## SET PROBLEM
Pictures stay out. Extract the lines below from the first one through the line with "0.0345, 0.0321, 0.0320]", both included.

## DATA BLOCK
-- start --

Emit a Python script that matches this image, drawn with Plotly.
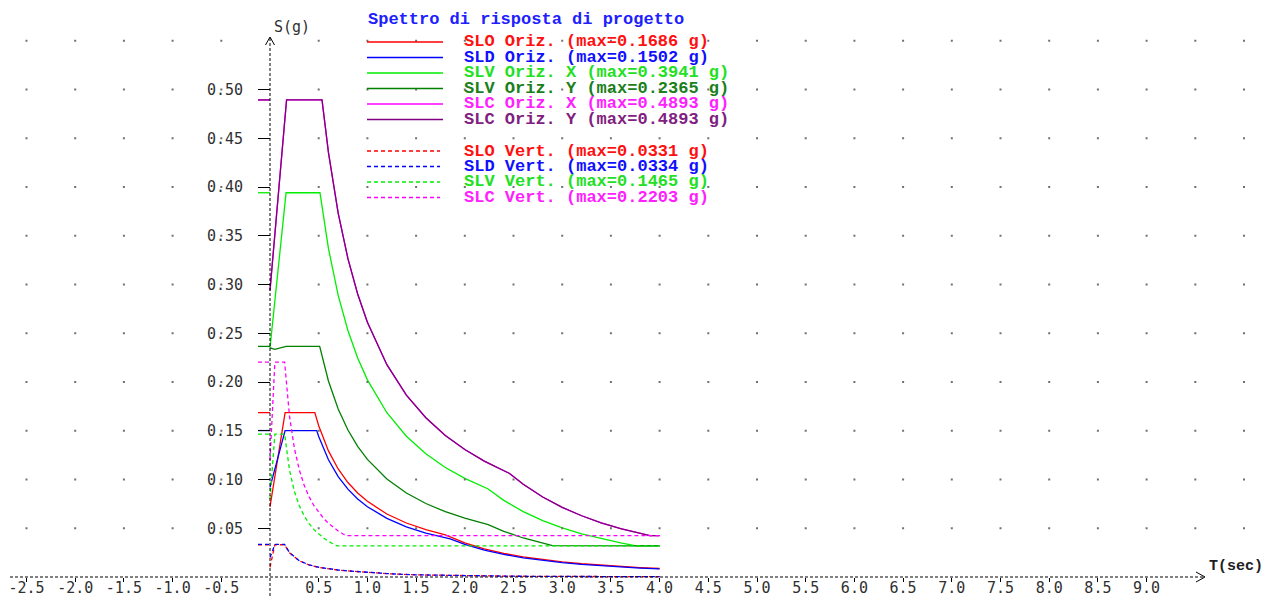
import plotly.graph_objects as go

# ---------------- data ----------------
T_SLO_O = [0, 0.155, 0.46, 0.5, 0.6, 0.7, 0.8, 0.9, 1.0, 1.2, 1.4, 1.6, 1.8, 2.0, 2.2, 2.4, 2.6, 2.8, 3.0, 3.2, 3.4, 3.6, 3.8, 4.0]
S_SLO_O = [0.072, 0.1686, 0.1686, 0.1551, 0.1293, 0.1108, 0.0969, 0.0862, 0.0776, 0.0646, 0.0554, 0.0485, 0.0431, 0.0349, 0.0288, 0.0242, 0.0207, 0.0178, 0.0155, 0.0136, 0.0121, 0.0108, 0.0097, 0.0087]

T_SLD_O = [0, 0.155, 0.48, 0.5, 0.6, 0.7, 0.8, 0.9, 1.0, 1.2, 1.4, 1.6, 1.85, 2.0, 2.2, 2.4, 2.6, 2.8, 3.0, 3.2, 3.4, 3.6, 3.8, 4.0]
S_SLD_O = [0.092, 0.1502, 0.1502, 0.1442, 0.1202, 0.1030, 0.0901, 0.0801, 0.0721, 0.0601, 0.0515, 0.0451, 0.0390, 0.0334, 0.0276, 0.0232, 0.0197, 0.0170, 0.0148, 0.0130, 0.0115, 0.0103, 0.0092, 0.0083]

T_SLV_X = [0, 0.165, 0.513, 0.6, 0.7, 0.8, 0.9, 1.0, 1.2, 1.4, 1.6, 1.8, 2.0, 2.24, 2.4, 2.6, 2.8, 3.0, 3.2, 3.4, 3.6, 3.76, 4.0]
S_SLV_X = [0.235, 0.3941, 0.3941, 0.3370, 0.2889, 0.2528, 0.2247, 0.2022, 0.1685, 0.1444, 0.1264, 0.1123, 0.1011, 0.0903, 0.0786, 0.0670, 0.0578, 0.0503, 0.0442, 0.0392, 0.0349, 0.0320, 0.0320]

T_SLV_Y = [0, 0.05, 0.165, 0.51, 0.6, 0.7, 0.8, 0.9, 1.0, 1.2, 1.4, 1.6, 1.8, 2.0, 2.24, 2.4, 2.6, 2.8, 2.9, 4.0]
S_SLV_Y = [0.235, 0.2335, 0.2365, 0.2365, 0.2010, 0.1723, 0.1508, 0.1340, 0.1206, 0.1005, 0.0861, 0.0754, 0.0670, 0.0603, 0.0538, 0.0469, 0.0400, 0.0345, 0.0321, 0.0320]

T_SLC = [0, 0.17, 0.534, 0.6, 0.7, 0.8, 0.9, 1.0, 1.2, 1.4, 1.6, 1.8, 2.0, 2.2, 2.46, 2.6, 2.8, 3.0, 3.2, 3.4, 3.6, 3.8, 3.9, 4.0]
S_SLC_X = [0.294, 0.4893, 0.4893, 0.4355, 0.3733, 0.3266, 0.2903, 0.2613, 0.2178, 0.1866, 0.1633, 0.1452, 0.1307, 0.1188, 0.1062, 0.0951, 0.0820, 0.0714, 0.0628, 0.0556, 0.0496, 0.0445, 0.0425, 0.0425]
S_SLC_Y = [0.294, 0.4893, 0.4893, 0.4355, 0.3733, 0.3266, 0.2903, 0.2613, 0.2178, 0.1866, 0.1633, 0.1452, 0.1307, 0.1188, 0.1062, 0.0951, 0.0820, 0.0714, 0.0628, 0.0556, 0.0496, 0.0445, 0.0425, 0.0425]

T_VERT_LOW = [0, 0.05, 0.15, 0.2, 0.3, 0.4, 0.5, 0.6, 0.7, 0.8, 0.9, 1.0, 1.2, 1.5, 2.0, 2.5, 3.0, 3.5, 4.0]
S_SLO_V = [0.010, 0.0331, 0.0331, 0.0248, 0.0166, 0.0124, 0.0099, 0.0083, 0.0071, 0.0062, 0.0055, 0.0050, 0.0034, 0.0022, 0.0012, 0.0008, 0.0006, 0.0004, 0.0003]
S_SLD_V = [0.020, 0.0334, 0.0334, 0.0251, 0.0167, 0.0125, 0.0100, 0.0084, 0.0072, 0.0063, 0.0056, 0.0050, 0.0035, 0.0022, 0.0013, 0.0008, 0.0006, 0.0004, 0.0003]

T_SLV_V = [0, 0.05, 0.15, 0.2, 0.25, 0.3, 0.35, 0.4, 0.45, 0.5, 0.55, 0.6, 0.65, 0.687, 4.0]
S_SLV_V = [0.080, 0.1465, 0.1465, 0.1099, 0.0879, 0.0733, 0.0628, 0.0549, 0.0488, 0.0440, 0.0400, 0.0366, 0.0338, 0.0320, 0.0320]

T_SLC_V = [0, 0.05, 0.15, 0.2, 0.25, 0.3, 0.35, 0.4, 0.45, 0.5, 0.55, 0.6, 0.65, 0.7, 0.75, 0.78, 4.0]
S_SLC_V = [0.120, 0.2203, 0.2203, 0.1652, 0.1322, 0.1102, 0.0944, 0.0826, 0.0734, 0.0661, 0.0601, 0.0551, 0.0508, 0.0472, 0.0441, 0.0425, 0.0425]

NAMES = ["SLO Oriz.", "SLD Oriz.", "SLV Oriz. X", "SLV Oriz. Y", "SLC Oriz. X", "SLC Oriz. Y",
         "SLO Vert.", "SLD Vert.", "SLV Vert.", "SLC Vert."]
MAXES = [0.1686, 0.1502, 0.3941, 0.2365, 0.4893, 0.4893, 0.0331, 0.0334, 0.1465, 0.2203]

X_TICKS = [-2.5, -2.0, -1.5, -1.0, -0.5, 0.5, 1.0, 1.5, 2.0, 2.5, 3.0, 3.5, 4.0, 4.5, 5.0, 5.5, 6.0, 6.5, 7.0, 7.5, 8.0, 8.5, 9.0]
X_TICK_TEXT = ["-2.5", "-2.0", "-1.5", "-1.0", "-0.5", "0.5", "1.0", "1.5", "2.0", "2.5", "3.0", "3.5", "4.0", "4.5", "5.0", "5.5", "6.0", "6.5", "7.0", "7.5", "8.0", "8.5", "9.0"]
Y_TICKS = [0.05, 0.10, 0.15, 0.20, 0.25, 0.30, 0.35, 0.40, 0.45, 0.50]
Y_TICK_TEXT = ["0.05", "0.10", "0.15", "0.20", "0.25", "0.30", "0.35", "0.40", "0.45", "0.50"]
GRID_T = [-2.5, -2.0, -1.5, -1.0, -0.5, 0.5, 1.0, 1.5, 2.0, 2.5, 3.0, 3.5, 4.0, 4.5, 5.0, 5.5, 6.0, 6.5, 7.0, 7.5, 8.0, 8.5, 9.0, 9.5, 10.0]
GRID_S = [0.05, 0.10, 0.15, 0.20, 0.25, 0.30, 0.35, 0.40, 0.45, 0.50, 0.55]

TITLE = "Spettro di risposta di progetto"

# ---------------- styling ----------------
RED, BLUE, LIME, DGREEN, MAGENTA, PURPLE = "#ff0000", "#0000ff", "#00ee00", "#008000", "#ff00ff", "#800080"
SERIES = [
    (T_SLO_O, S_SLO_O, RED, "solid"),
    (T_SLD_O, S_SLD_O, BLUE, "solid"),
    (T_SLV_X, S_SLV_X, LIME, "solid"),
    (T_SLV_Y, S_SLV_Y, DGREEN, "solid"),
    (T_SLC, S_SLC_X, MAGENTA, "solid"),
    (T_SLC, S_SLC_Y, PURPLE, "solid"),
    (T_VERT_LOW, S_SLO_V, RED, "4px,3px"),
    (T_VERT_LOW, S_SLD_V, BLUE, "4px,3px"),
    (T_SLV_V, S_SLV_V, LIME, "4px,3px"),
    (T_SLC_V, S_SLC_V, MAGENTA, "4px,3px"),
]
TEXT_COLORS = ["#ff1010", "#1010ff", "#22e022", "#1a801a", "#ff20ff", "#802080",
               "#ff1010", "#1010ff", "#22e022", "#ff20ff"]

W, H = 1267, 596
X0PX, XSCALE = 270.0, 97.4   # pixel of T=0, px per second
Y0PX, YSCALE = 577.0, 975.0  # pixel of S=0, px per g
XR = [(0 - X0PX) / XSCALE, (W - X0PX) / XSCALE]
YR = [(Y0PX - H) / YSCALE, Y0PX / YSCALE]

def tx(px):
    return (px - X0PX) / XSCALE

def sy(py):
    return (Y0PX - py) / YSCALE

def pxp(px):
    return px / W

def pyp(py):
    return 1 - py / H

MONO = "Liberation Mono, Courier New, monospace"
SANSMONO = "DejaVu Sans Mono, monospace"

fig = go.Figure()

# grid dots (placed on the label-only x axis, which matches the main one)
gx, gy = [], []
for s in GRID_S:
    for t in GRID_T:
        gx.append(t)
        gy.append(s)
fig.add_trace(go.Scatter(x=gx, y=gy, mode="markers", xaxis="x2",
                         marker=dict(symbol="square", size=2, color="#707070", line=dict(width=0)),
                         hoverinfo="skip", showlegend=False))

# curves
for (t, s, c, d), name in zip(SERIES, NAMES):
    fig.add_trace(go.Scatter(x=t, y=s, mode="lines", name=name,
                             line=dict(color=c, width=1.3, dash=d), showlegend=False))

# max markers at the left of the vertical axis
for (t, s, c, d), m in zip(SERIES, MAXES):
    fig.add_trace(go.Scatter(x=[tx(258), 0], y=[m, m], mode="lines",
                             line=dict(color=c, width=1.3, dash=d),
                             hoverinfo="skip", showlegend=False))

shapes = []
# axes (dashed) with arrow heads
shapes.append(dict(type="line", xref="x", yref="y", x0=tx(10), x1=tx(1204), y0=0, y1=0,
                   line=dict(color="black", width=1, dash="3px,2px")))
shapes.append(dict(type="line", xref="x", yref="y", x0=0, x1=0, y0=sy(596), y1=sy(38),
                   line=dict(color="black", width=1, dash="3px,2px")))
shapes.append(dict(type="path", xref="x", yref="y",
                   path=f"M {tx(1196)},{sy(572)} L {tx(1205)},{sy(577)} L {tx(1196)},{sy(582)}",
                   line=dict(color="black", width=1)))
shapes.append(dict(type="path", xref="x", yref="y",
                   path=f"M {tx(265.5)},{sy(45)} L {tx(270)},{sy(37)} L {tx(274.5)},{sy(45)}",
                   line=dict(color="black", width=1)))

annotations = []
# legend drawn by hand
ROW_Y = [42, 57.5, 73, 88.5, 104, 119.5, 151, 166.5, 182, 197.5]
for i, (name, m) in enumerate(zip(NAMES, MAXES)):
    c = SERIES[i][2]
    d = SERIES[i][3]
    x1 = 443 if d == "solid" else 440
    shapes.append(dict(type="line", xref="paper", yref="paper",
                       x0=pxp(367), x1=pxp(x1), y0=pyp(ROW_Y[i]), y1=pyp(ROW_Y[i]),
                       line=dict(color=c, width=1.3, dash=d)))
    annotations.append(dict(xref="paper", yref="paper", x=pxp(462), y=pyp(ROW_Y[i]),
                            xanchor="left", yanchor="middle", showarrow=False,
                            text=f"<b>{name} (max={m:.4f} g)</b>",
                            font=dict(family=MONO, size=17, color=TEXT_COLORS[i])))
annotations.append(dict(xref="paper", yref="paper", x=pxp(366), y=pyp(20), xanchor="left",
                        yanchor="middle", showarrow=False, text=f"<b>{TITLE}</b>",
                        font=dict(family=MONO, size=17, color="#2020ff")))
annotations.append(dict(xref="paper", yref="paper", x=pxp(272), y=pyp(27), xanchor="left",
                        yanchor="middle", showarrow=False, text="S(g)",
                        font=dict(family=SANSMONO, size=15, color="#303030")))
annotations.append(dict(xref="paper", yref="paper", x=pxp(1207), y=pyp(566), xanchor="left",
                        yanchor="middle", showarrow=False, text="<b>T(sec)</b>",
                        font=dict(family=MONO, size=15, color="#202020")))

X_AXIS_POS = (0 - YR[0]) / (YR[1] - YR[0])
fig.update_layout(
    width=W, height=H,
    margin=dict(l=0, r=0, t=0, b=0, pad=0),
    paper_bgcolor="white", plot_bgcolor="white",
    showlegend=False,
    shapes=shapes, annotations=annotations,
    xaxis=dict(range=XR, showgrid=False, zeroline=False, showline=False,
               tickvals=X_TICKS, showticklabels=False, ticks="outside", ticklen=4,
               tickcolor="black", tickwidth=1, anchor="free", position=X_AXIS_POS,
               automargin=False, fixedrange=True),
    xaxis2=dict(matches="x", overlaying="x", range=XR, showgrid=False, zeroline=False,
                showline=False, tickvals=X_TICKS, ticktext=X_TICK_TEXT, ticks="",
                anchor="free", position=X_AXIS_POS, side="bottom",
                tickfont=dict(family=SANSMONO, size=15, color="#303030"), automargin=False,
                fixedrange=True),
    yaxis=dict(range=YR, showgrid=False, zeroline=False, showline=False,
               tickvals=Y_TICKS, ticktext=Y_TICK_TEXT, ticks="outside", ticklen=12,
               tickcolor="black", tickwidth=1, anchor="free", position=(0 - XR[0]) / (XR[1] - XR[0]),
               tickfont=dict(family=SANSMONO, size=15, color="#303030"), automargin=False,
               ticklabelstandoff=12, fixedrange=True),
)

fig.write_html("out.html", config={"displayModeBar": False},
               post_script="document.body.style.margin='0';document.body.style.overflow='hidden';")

-- end --

## SOLUTION TO THIS TASK
Emit a Python script that matches this image, drawn with Plotly.
import plotly.graph_objects as go

# ---------------- data ----------------
T_SLO_O = [0, 0.155, 0.46, 0.5, 0.6, 0.7, 0.8, 0.9, 1.0, 1.2, 1.4, 1.6, 1.8, 2.0, 2.2, 2.4, 2.6, 2.8, 3.0, 3.2, 3.4, 3.6, 3.8, 4.0]
S_SLO_O = [0.072, 0.1686, 0.1686, 0.1551, 0.1293, 0.1108, 0.0969, 0.0862, 0.0776, 0.0646, 0.0554, 0.0485, 0.0431, 0.0349, 0.0288, 0.0242, 0.0207, 0.0178, 0.0155, 0.0136, 0.0121, 0.0108, 0.0097, 0.0087]

T_SLD_O = [0, 0.155, 0.48, 0.5, 0.6, 0.7, 0.8, 0.9, 1.0, 1.2, 1.4, 1.6, 1.85, 2.0, 2.2, 2.4, 2.6, 2.8, 3.0, 3.2, 3.4, 3.6, 3.8, 4.0]
S_SLD_O = [0.092, 0.1502, 0.1502, 0.1442, 0.1202, 0.1030, 0.0901, 0.0801, 0.0721, 0.0601, 0.0515, 0.0451, 0.0390, 0.0334, 0.0276, 0.0232, 0.0197, 0.0170, 0.0148, 0.0130, 0.0115, 0.0103, 0.0092, 0.0083]

T_SLV_X = [0, 0.165, 0.513, 0.6, 0.7, 0.8, 0.9, 1.0, 1.2, 1.4, 1.6, 1.8, 2.0, 2.24, 2.4, 2.6, 2.8, 3.0, 3.2, 3.4, 3.6, 3.76, 4.0]
S_SLV_X = [0.235, 0.3941, 0.3941, 0.3370, 0.2889, 0.2528, 0.2247, 0.2022, 0.1685, 0.1444, 0.1264, 0.1123, 0.1011, 0.0903, 0.0786, 0.0670, 0.0578, 0.0503, 0.0442, 0.0392, 0.0349, 0.0320, 0.0320]

T_SLV_Y = [0, 0.05, 0.165, 0.51, 0.6, 0.7, 0.8, 0.9, 1.0, 1.2, 1.4, 1.6, 1.8, 2.0, 2.24, 2.4, 2.6, 2.8, 2.9, 4.0]
S_SLV_Y = [0.235, 0.2335, 0.2365, 0.2365, 0.2010, 0.1723, 0.1508, 0.1340, 0.1206, 0.1005, 0.0861, 0.0754, 0.0670, 0.0603, 0.0538, 0.0469, 0.0400, 0.0345, 0.0321, 0.0320]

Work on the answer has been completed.